Corona ou pas

Certaines personnes me demandent si je travaille toujours. A mon grand soulagement, oui. Parce que j’ai la chance de sortir de chez moi tous les matins et de profiter du printemps tout en pédalant sur des routes quasi désertes. Mais surtout parce que malheureusement, les autres pathologies ne s’arrêtent pas pendant l’épidémie de coronavirus. Nos patients psychiatriques continuent d’avoir besoin de nous. En ville, à l’hôpital et en prison.

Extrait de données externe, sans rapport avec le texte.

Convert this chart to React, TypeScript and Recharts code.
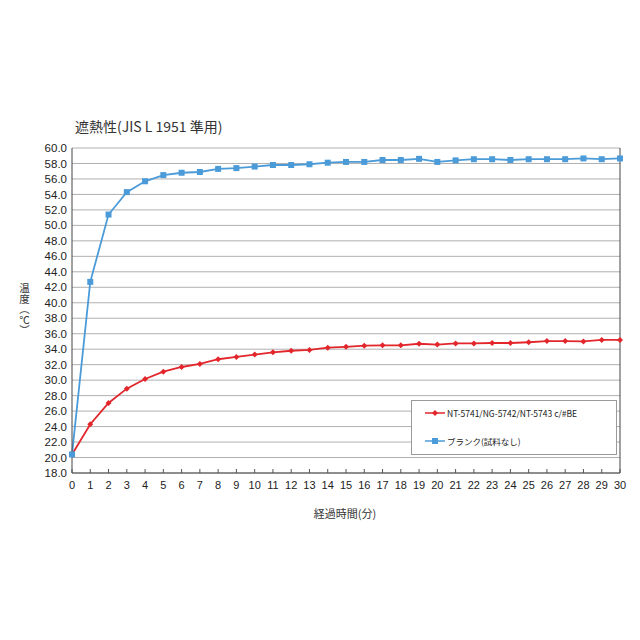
import React from 'react';
import {
  LineChart,
  Line,
  XAxis,
  YAxis,
  CartesianGrid,
  ReferenceLine,
} from 'recharts';

// elapsed time (minutes)
const minutes = [
  0, 1, 2, 3, 4, 5, 6, 7, 8, 9, 10, 11, 12, 13, 14, 15,
  16, 17, 18, 19, 20, 21, 22, 23, 24, 25, 26, 27, 28, 29, 30,
];

// NT-5741/NG-5742/NT-5743 c/#BE
const sampleTemps = [
  20.4, 24.3, 27.05, 28.9, 30.15, 31.1, 31.7, 32.1, 32.7, 33.0, 33.3,
  33.6, 33.8, 33.9, 34.2, 34.3, 34.45, 34.5, 34.5, 34.7, 34.6, 34.75,
  34.75, 34.8, 34.8, 34.9, 35.05, 35.05, 35.0, 35.2, 35.2,
];

// ブランク(試料なし)
const blankTemps = [
  20.4, 42.7, 51.4, 54.3, 55.7, 56.5, 56.8, 56.9, 57.3, 57.4, 57.6,
  57.8, 57.8, 57.9, 58.1, 58.2, 58.2, 58.45, 58.45, 58.6, 58.2, 58.4,
  58.55, 58.55, 58.45, 58.55, 58.55, 58.55, 58.65, 58.55, 58.65,
];

const yTicks = [
  18, 20, 22, 24, 26, 28, 30, 32, 34, 36, 38, 40, 42, 44, 46, 48, 50,
  52, 54, 56, 58, 60,
];

const SAMPLE_LABEL = 'NT-5741/NG-5742/NT-5743 c/#BE';
const BLANK_LABEL = 'ブランク(試料なし)';

const RED = '#e2262b';
const BLUE = '#4b9bd9';
const NUM_FONT = '"Liberation Sans", Arial, sans-serif';
const JP_FONT = '"Noto Sans CJK JP", "Noto Sans", sans-serif';

const data = minutes.map((t, i) => ({
  t,
  sample: sampleTemps[i],
  blank: blankTemps[i],
}));

function SquareDot(props: any) {
  const { cx, cy } = props;
  if (cx == null || cy == null) return null;
  return <rect x={cx - 3} y={cy - 3} width={6} height={6} fill={BLUE} />;
}

function DiamondDot(props: any) {
  const { cx, cy } = props;
  if (cx == null || cy == null) return null;
  return (
    <path
      d={`M${cx},${cy - 3} L${cx + 3},${cy} L${cx},${cy + 3} L${cx - 3},${cy} Z`}
      fill={RED}
    />
  );
}

/** x tick with an inward tick mark */
function XTick(props: any) {
  const { x, y, payload } = props;
  return (
    <g>
      <line x1={x} x2={x} y1={y} y2={y - 4} stroke="#555" />
      <text
        x={x}
        y={y + 16}
        textAnchor="middle"
        fontSize={11}
        fontFamily={NUM_FONT}
        fill="#222"
      >
        {payload.value}
      </text>
    </g>
  );
}

function LegendBox() {
  const row = (color: string, marker: React.ReactNode, label: string) => (
    <div style={{ display: 'flex', alignItems: 'center', height: 14 }}>
      <svg width={20} height={10} style={{ marginRight: 2 }}>
        <line x1={0} x2={20} y1={5} y2={5} stroke={color} strokeWidth={1.5} />
        {marker}
      </svg>
      <span>{label}</span>
    </div>
  );
  return (
    <div
      style={{
        position: 'absolute',
        left: 411,
        top: 400,
        width: 206,
        height: 55,
        boxSizing: 'border-box',
        border: '1px solid #9a9a9a',
        background: '#fff',
        padding: '5px 0 0 13px',
        fontFamily: JP_FONT,
        fontSize: 8.5,
        color: '#222',
        lineHeight: '14px',
      }}
    >
      {row(RED, <path d="M10,2 L13,5 L10,8 L7,5 Z" fill={RED} />, SAMPLE_LABEL)}
      <div style={{ height: 14 }} />
      {row(BLUE, <rect x={7} y={2} width={6} height={6} fill={BLUE} />, BLANK_LABEL)}
    </div>
  );
}

export default function App() {
  return (
    <div
      style={{
        position: 'absolute',
        left: 0,
        top: 0,
        width: 640,
        height: 640,
        background: '#fff',
      }}
    >
      <div
        style={{
          position: 'absolute',
          left: 75,
          top: 116,
          fontFamily: JP_FONT,
          fontSize: 14,
          color: '#333',
          whiteSpace: 'nowrap',
        }}
      >
        遮熱性(JIS L 1951 準用)
      </div>
      {/* vertical y-axis title */}
      <div
        style={{
          position: 'absolute',
          left: 17,
          top: 283,
          width: 14,
          height: 60,
          writingMode: 'vertical-rl',
          fontFamily: JP_FONT,
          fontSize: 10.5,
          color: '#333',
          lineHeight: '14px',
          whiteSpace: 'nowrap',
        }}
      >
        温度（℃）
      </div>
      <div
        style={{
          position: 'absolute',
          left: 0,
          width: 690,
          top: 505,
          textAlign: 'center',
          fontFamily: JP_FONT,
          fontSize: 11,
          color: '#333',
        }}
      >
        経過時間(分)
      </div>

      <LineChart
        width={640}
        height={640}
        data={data}
        margin={{ top: 148, right: 20, bottom: 137, left: 0 }}
        style={{ position: 'absolute', left: 0, top: 0 }}
      >
        <CartesianGrid vertical={false} stroke="#b0b0b0" />
        <XAxis
          dataKey="t"
          type="number"
          domain={[0, 30]}
          ticks={minutes}
          interval={0}
          height={30}
          tickSize={0}
          tickMargin={0}
          tickLine={false}
          axisLine={{ stroke: '#444' }}
          tick={<XTick />}
        />
        <YAxis
          type="number"
          domain={[18, 60]}
          ticks={yTicks}
          interval={0}
          width={72}
          tickLine={false}
          tickSize={0}
          tickMargin={5}
          axisLine={{ stroke: '#444' }}
          tickFormatter={(v: number) => v.toFixed(1)}
          tick={{ fontSize: 11.5, fill: '#222', fontFamily: NUM_FONT }}
        />
        <ReferenceLine x={30} stroke="#444" />
        <Line
          dataKey="sample"
          name={SAMPLE_LABEL}
          stroke={RED}
          strokeWidth={1.8}
          dot={<DiamondDot />}
          isAnimationActive={false}
        />
        <Line
          dataKey="blank"
          name={BLANK_LABEL}
          stroke={BLUE}
          strokeWidth={1.8}
          dot={<SquareDot />}
          isAnimationActive={false}
        />
      </LineChart>
      <LegendBox />
    </div>
  );
}
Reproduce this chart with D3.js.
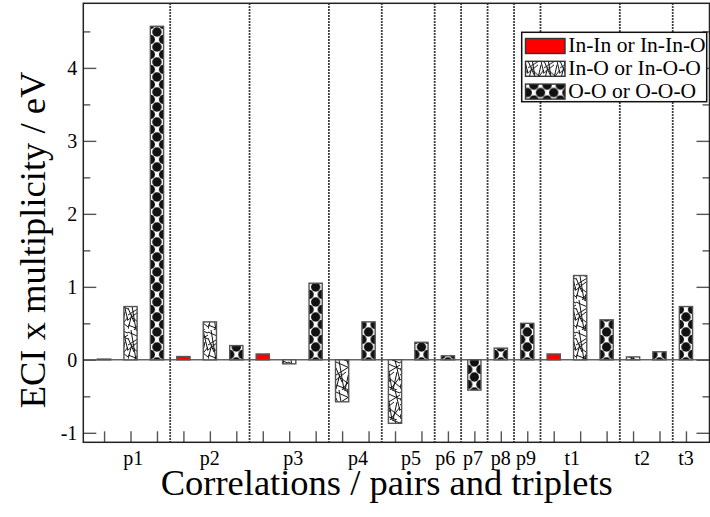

Dans notre service, tout l’enjeu est de maintenir les soins pour les patients les plus fragiles et les urgences, et d’annuler les consultations des patients bien stabilisés pour minimiser les contacts sociaux et ainsi limiter la transmission. Car nous le savons, le risque ici, c’est nous. Nous qui, une fois n’est pas coutume, serons les loups dans la bergerie. Certaines personnes détenues l’ont bien compris et nous évitent. Ma collègue médecin généraliste notait que , malgré le maintien de toutes ses consultations pour l’instant, les demandes se faisaient plus rares, par peur pensait-elle, de venir voir des personnes venant de l’extérieur.

Selon les épidémiologistes, du fait du confinement inhérent aux prisons, le pic épidémique devrait y arriver avec deux semaines de retard. C’est un temps que nous devons mettre à profit pour nous organiser, car en revanche, la promiscuité promet une contagion rapide.

Heureusement, de notre fonctionnement habituel nous avons aussi sauvegardé ce qui à mon sens est une des forces de la psychiatrie : notre capacité à réfléchir ensemble, chacun de puis sa place mais faisant partie de la même équipe. Nous avons donc gardé nos sacro-saintes réunions que nos collègues d’autres disciplines, nous envient en se cachant derrière leurs plaisanteries moqueuses (en petit comité et en respectant les distances de sécurité bien entendu)

Ainsi chaque jour, une cellule de crise suit l’évolution des directives de notre hôpital de rattachement et fait remonter les questionnements spécifiques à notre exercice en milieu pénitentiaire, parfois un peu oubliés.

L’UCSA (service ambulatoire de médecine générale) et l’administration pénitentiaire travaillent à la mise en place d’une zone d’hébergement pénitentiaire pour accueillir les détenus infectés, et en collaboration avec eux, nous réfléchissons à la façon dont nous y interviendrons pour les soins psychiatriques qui seraient nécessaires. Nous nous préparons à remplacer nos collègues qui ne pourraient plus travailler, en espérant ne pas devoir abandonner totalement nos patients.

Pour l’instant tout est calme et le Ministère de la Justice, probablement instruit par les émeutes survenues dans les prisons italiennes, a pris des mesures humanistes et de bon sens pour que cela le reste. Ainsi, pour pallier à la suppression des visites familiales, un crédit de téléphone a été attribué à chaque détenu.

Pour l’instant donc tout est calme, mais ce calme nous laisse inquiets, attendant la tempête. Il est à craindre que cette situation n’entraîne, outre les problèmes sanitaires liés au virus lui-même, de vraies décompensations psychiatriques liées au stress et au relâchement des soins. Mais aussi de nombreuses réactions plus ou moins rationnelles, à l’image de celles observées chez nos concitoyens à l’extérieur.

Enfin, notre inquiétude va aussi à ceux de nos patients devant sortir de détention dans les prochains jours ou semaines. Certains n’ont plus d’hébergement du fait de la fermeture des structures qui devaient les accueillir. Les associations d’aide aux plus précaires ont drastiquement réduit leurs interventions. Quant aux CMP (centres médico-psychologiques, dédiés aux soins psychiatrique en ville), ils reportent eux aussi leurs rendez-vous.

Il nous faut alerter sur le risque de laisser la population précaire exposée à bien des dangers. Il y bien sur le virus, qui représente un danger tant sur le plan individuel, les personnes sans abri étant souvent en mauvais état général et plus à risque de faire de formes graves, que sur le plan collectif. Nous n’avons pas intérêt à ce que subsiste, lorsque les mesures de confinement seront levées, dans les squats, échappant à tous les radars, une circulation du virus. Mais il y aussi la pauvreté et le manques de soins, qui créeront immanquablement des dommages collatéraux.

Espérons que les propositions entendues ici et là de réquisitionner les hôtels désertés pour accueillir les personnes sans abri trouvent un écho favorable, témoignant ainsi que cette période troublée peut aussi être celle d’une solidarité qui n’oublie personne.